D’après un courriel obtenu par 60 millions de consommateurs, Orange a lancé mi-mars une campagne de rappel pour un téléphone qui « émettrait trop d’ondes ». L’objet en question se nomme le Orange Hapi 30 et, dans une position très spéciale à un timing lui aussi très spécial, se mettrait à émettre 2,1 W/kg sur son « tronc » au lieu des 2 W/kg recommandés par l’ANFR, Agence Nationale des Fréquences.
Pour déclencher cette émission illégale, il faut envoyer un MMS alors que le clapet du mobile est fermé, en réseau 2G, alors « que le mobile est plaqué contre le corps ». Autant dire une situation possible, mais improbable ; c’est pourtant tout à l’honneur d’Orange de préférer se conformer à la loi et d’organiser le rappel.
Pour autant, il faut rappeler l’évidence : au niveau des ondes émises par les smartphones, les peurs sont cristallisées, mais les conséquences réelles sur la santé n’ont jamais été démontrées. La France applique un principe de précaution louable, mais même avec son dépassement non autorisé, le téléphone commercialisé par Orange et vendu par la société Mobiwire ne présentait aucun danger pour les utilisateurs, sous aucune condition. D’autres portables sont en train d’être testés par l’ANFR qui a promis de communiquer les modèles dès que des tests complets auront été réalisés — quoi qu’il en soit, nous ne sommes pas dans l’urgence sanitaire.
Mais pourquoi a-t-on autant peur des ondes et autres radiations ?
La menace invisible
Coïncidence parfaite, le média américain The Verge publiait le 4 mars 2018 un article sobrement intitulé « Pourquoi nous aurons toujours peur des émissions des smartphones ». Aux États-Unis comme en France, le débat public sur « les ondes » n’a jamais cessé, malgré de nombreuses études qui tendent à montrer leur côté inoffensif dans les proportions auxquelles nous sommes confrontés à elles au quotidien.
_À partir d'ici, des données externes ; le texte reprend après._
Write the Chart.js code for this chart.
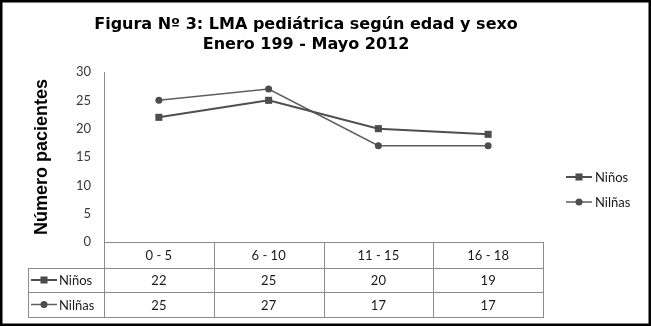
<!DOCTYPE html>
<html>
<head>
<meta charset="utf-8">
<script src="https://cdn.jsdelivr.net/npm/chart.js@4"></script>
<style>
  html, body { margin: 0; padding: 0; background: #fff; }
  #wrap { width: 651px; height: 326px; }
</style>
</head>
<body>
<div id="wrap"><canvas id="chart" width="651" height="326"></canvas></div>
<script>
// Datos
const categories = ["0 - 5", "6 - 10", "11 - 15", "16 - 18"];
const seriesNames = ["Niños", "Nilñas"];
const ninos = [22, 25, 20, 19];
const ninas = [25, 27, 17, 17];
const yTicks = [0, 5, 10, 15, 20, 25, 30];

const lineColor = ["#4f4f4f", "#5e5e5e"];
const markerStyle = ["rect", "circle"];
const tableFont = "13px Lato";
const gridColor = "#8c8c8c";

// draws a little line + marker symbol like the legend keys
function drawKey(ctx, i, x, y) {
    ctx.save();
    ctx.strokeStyle = lineColor[i];
    ctx.lineWidth = i === 0 ? 2 : 1.5;
    ctx.beginPath();
    ctx.moveTo(x, y);
    ctx.lineTo(x + 26, y);
    ctx.stroke();
    ctx.fillStyle = "#4d4d4d";
    Chart.helpers.drawPoint(ctx, { pointStyle: markerStyle[i], radius: i === 0 ? 5 : 3.5, rotation: 0, borderWidth: 0 }, x + 13, y);
    ctx.restore();
}

/* TABLE + LEGEND + FRAME */
const tablePlugin = {
    id: "dataTable",
    afterDraw(chart) {
        const { ctx, chartArea, scales } = chart;
        const x = scales.x;
        const values = [ninos, ninas];
        const rowTop = chartArea.bottom + 26;
        const rowH = [24, 25];
        const tableLeft = 28;

        // boundaries between columns
        const bounds = [chartArea.left];
        for (let i = 0; i < categories.length - 1; i++) {
            bounds.push((x.getPixelForTick(i) + x.getPixelForTick(i + 1)) / 2);
        }
        bounds.push(chartArea.right);

        ctx.save();
        ctx.strokeStyle = gridColor;
        ctx.lineWidth = 1;
        const bottom = rowTop + rowH[0] + rowH[1];
        ctx.beginPath();
        bounds.forEach(b => {
            const bx = Math.round(b) + 0.5;
            ctx.moveTo(bx, chartArea.bottom);
            ctx.lineTo(bx, bottom);
        });
        ctx.moveTo(tableLeft + 0.5, rowTop);
        ctx.lineTo(tableLeft + 0.5, bottom);
        let yy = rowTop;
        [0, rowH[0], rowH[1]].forEach(h => {
            yy += h;
            ctx.moveTo(tableLeft, Math.round(yy) + 0.5);
            ctx.lineTo(chartArea.right + 1, Math.round(yy) + 0.5);
        });
        ctx.stroke();

        // cells
        ctx.font = tableFont;
        ctx.fillStyle = "#1a1a1a";
        ctx.textBaseline = "middle";
        let top = rowTop;
        values.forEach((row, r) => {
            const cy = top + rowH[r] / 2 + 1;
            ctx.textAlign = "center";
            row.forEach((v, i) => ctx.fillText(String(v), x.getPixelForTick(i), cy));
            ctx.textAlign = "left";
            drawKey(ctx, r, tableLeft + 3, cy - 1);
            ctx.fillStyle = "#1a1a1a";
            ctx.fillText(seriesNames[r], tableLeft + 31, cy);
            top += rowH[r];
        });

        // legend on the right
        const legY = [177, 202];
        seriesNames.forEach((name, i) => {
            drawKey(ctx, i, 566, legY[i]);
            ctx.fillStyle = "#1a1a1a";
            ctx.textAlign = "left";
            ctx.fillText(name, 595, legY[i] + 1);
        });

        // black frame round the figure
        ctx.strokeStyle = "#000";
        ctx.lineWidth = 5;
        ctx.strokeRect(0, 0, chart.width, chart.height);
        ctx.restore();
    }
};

const ctx = document.getElementById("chart");

new Chart(ctx, {
    type: "line",
    data: {
        labels: categories,
        datasets: [
            {
                label: seriesNames[0],
                data: ninos,
                borderColor: lineColor[0],
                borderWidth: 2,
                pointStyle: markerStyle[0],
                pointRadius: 5,
                pointBackgroundColor: "#4d4d4d",
                pointBorderWidth: 0,
                tension: 0
            },
            {
                label: seriesNames[1],
                data: ninas,
                borderColor: lineColor[1],
                borderWidth: 1.5,
                pointStyle: markerStyle[1],
                pointRadius: 3.5,
                pointBackgroundColor: "#4d4d4d",
                pointBorderWidth: 0,
                tension: 0
            }
        ]
    },
    options: {
        responsive: false,
        animation: false,
        layout: { padding: { left: 0, right: 39, top: 10, bottom: 58 } },
        plugins: {
            legend: { display: false },
            tooltip: { enabled: false },
            title: {
                display: true,
                text: ["Figura Nº 3: LMA pediátrica según edad y sexo", "Enero 199 - Mayo 2012"],
                color: "#000",
                font: { family: "DejaVu Sans", size: 16, weight: "bold", lineHeight: 1.25 },
                padding: { top: 5, bottom: 17 }
            }
        },
        scales: {
            x: {
                offset: true,
                grid: { display: false, drawTicks: false },
                border: { display: true, color: gridColor },
                ticks: { color: "#1a1a1a", font: { family: "Lato", size: 13 }, padding: 6 },
                afterFit: s => { s.height = 26; }
            },
            y: {
                min: 0,
                max: 30,
                afterBuildTicks: s => { s.ticks = yTicks.map(v => ({ value: v })); },
                grid: { display: false, drawTicks: false },
                border: { display: true, color: gridColor },
                ticks: { color: "#3a3a3a", font: { family: "Lato", size: 13 }, padding: 13 },
                title: {
                    display: true,
                    text: "Número pacientes",
                    color: "#000",
                    font: { family: "Liberation Sans", size: 18, weight: "bold", lineHeight: 1.2 },
                    padding: { top: 31, bottom: 0 }
                },
                afterFit: s => { s.width = 104; }
            },
            // empty axis on the right: keeps room for the legend
            side: {
                position: "right",
                min: 0,
                max: 30,
                grid: { display: false, drawTicks: false },
                border: { display: false },
                ticks: { display: false },
                afterFit: s => { s.width = 69; }
            }
        }
    },
    plugins: [tablePlugin]
});
</script>
</body>
</html>
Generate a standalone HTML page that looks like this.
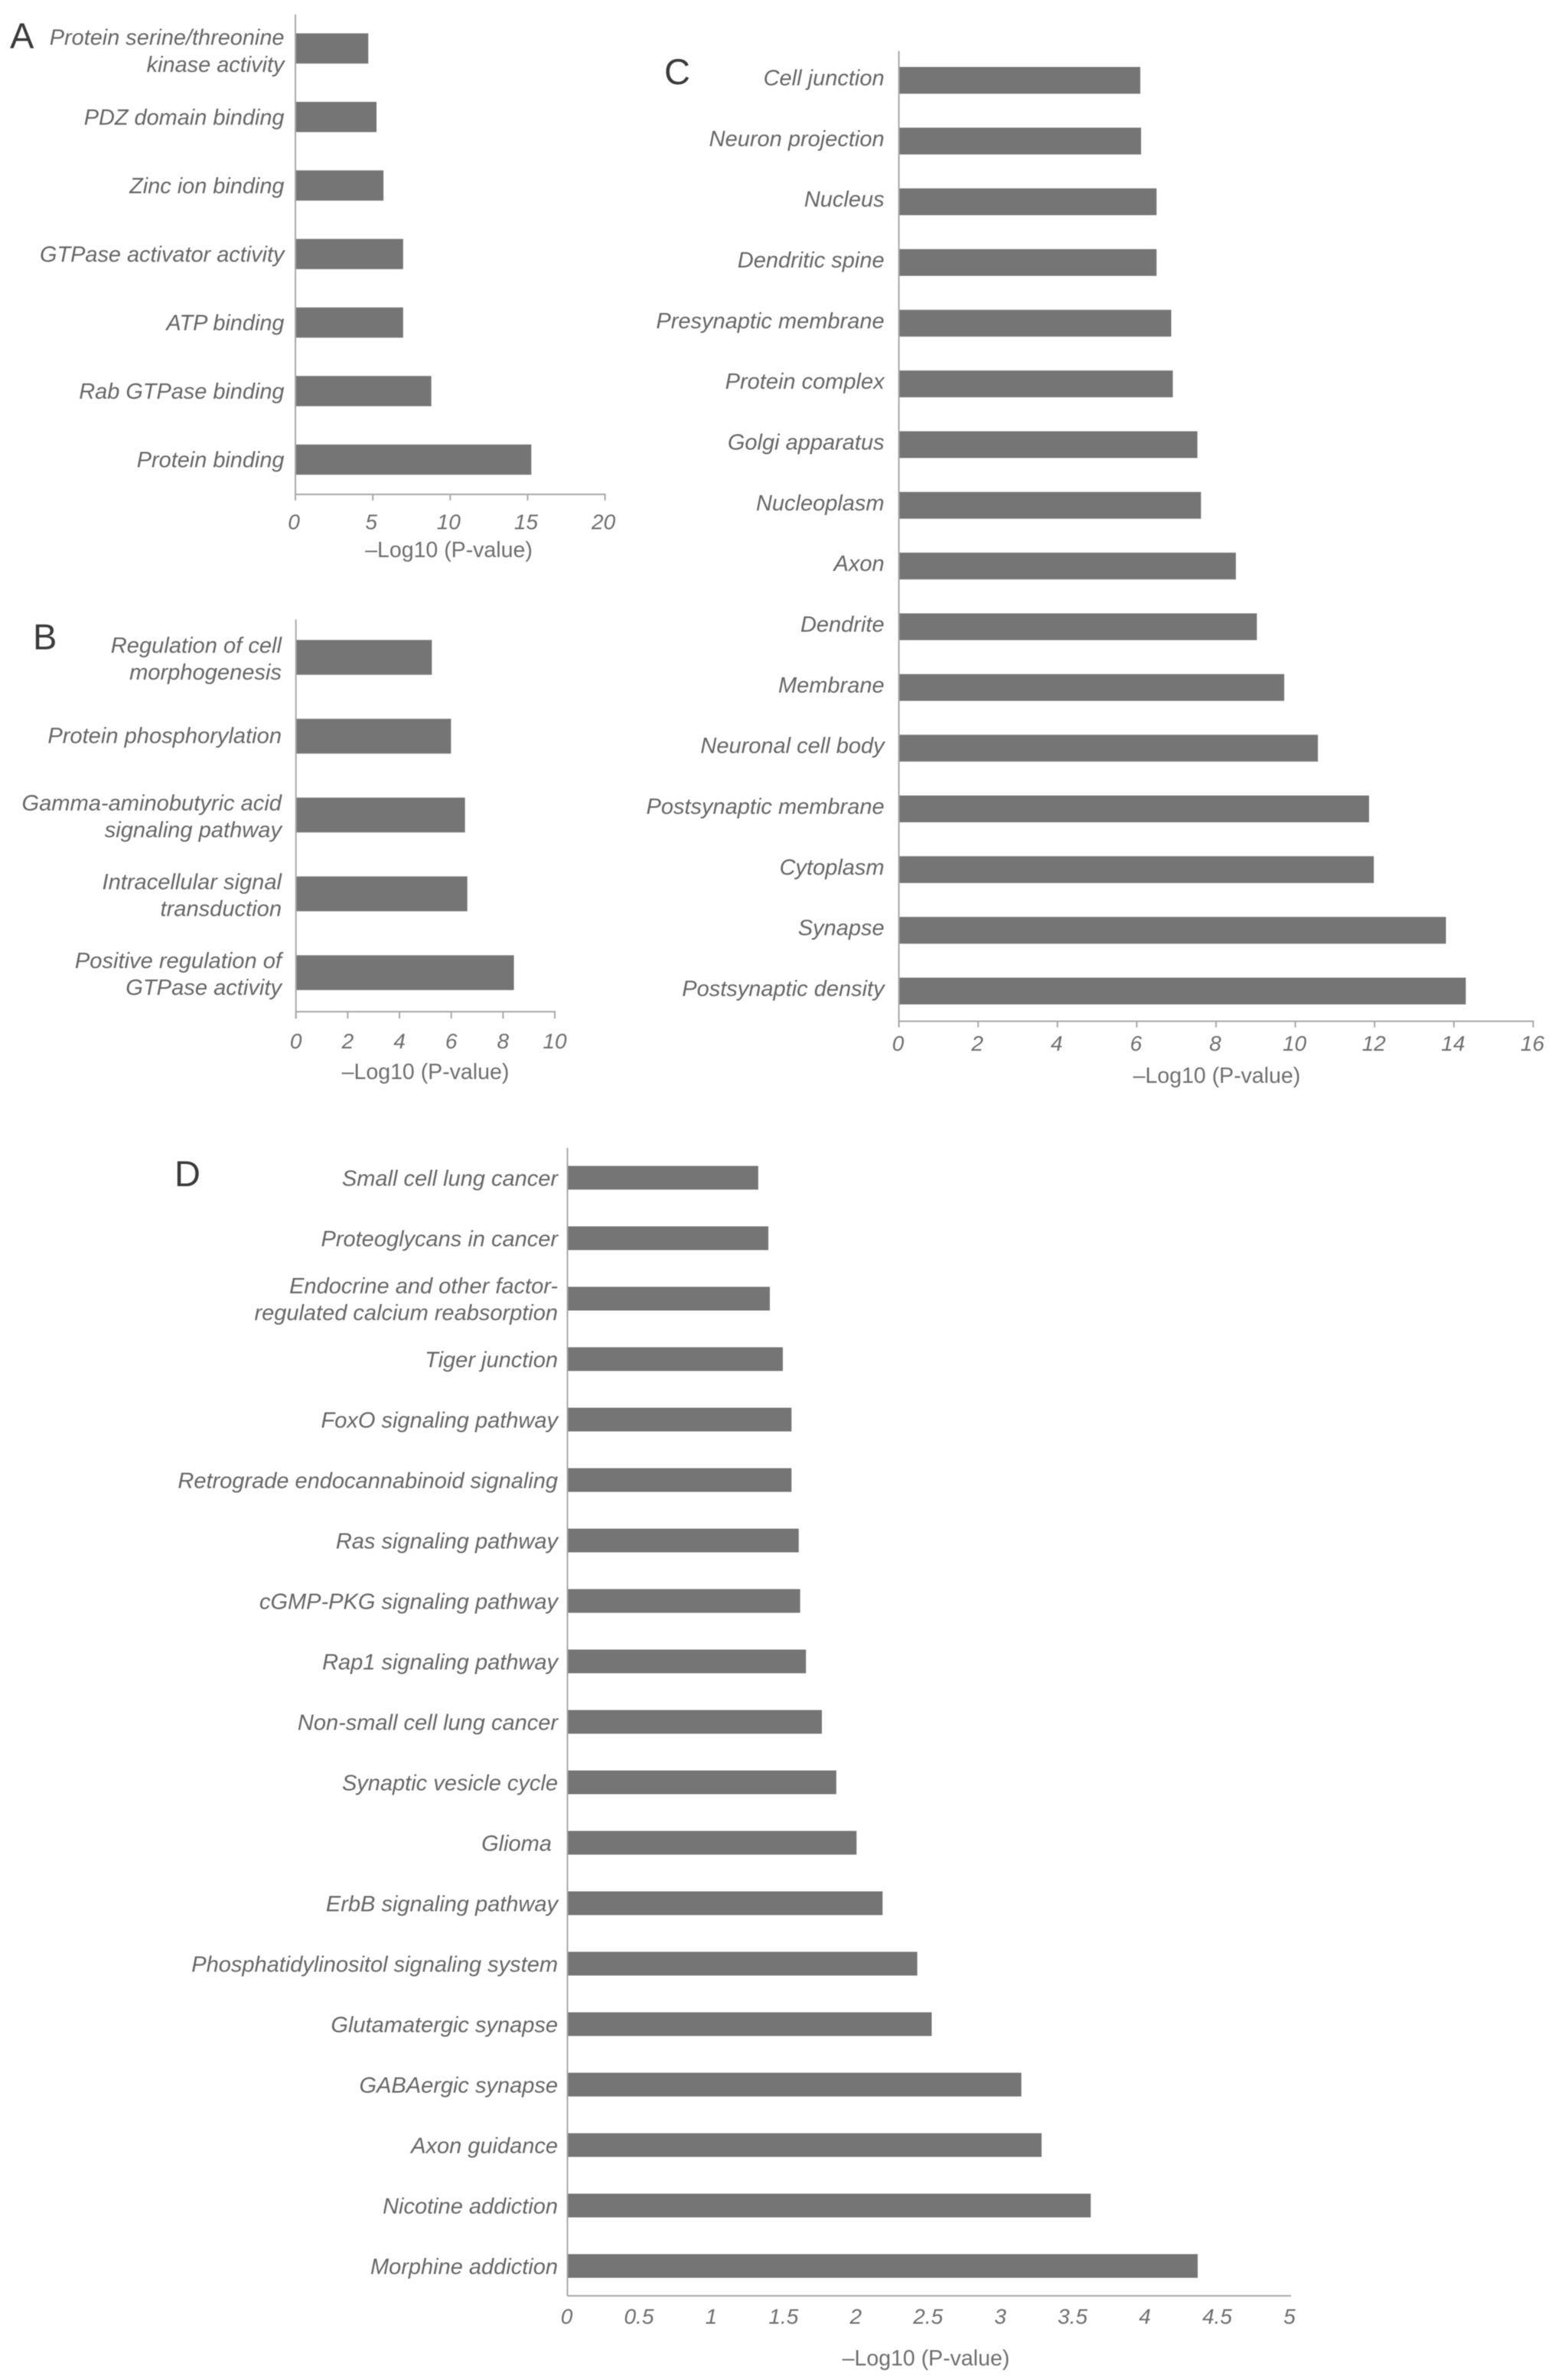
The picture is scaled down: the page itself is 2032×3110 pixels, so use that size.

Nos confrères énoncent une vérité pourtant simple à entendre : « Votre smartphone pourrait plus facilement vous tuer si vous conduisez en envoyant des SMS qu’en émettant des ondes ».
Mais l’onde, ou la radiation, dans la mémoire collective, reste attachée à la bombe atomique, à l’accident de Tchernobyl, aux fours micro-onde qui cuisent des aliments… bref, à des objets ou phénomènes qui pourraient avoir un impact négatif sur la santé. Personne n’a envie de subir le sort d’un plat surgelé. Qu’importe que les ondes soient de nature différente, qu’elles n’aient pas les mêmes propriétés et effets ou qu’elles soient naturellement émises par le vivant : elles effraient, car elles sont invisibles.
Une absence de preuve qui résonne comme une invitation à la crainte
Et si personne ne peut expliquer aujourd’hui que des ondes émises par un téléphone mobile peuvent causer des cancers, la science n’a pas écarté définitivement l’hypothèse qui dit qu’elles auraient un impact sur la santé. La recherche scientifique ne baigne pas dans les effets d’annonce, mais ce non su provisoire résonne souvent dans l’imaginaire collectif comme une invitation à la crainte. « Si l’on ne sait pas, ne prenons pas de risque » devient rapidement une amplification du risque possible.
Face à l’absence de réponse claire et définitive, malgré un faisceau d’indices qui tendrait à montrer tout l’inverse, la croyance dans le danger des ondes n’a pas beaucoup d’effort à faire pour s’engouffrer dans la brèche de la paranoïa. Et, comme les propriétés bénéfiques ou néfastes du café ou les accidents exceptionnels des voitures autonomes, le sujet des ondes est une aubaine médiatique qui fera toujours réagir. Le précieux travail de l’ANFR, de ses homologues internationaux et des laboratoires peut attendre.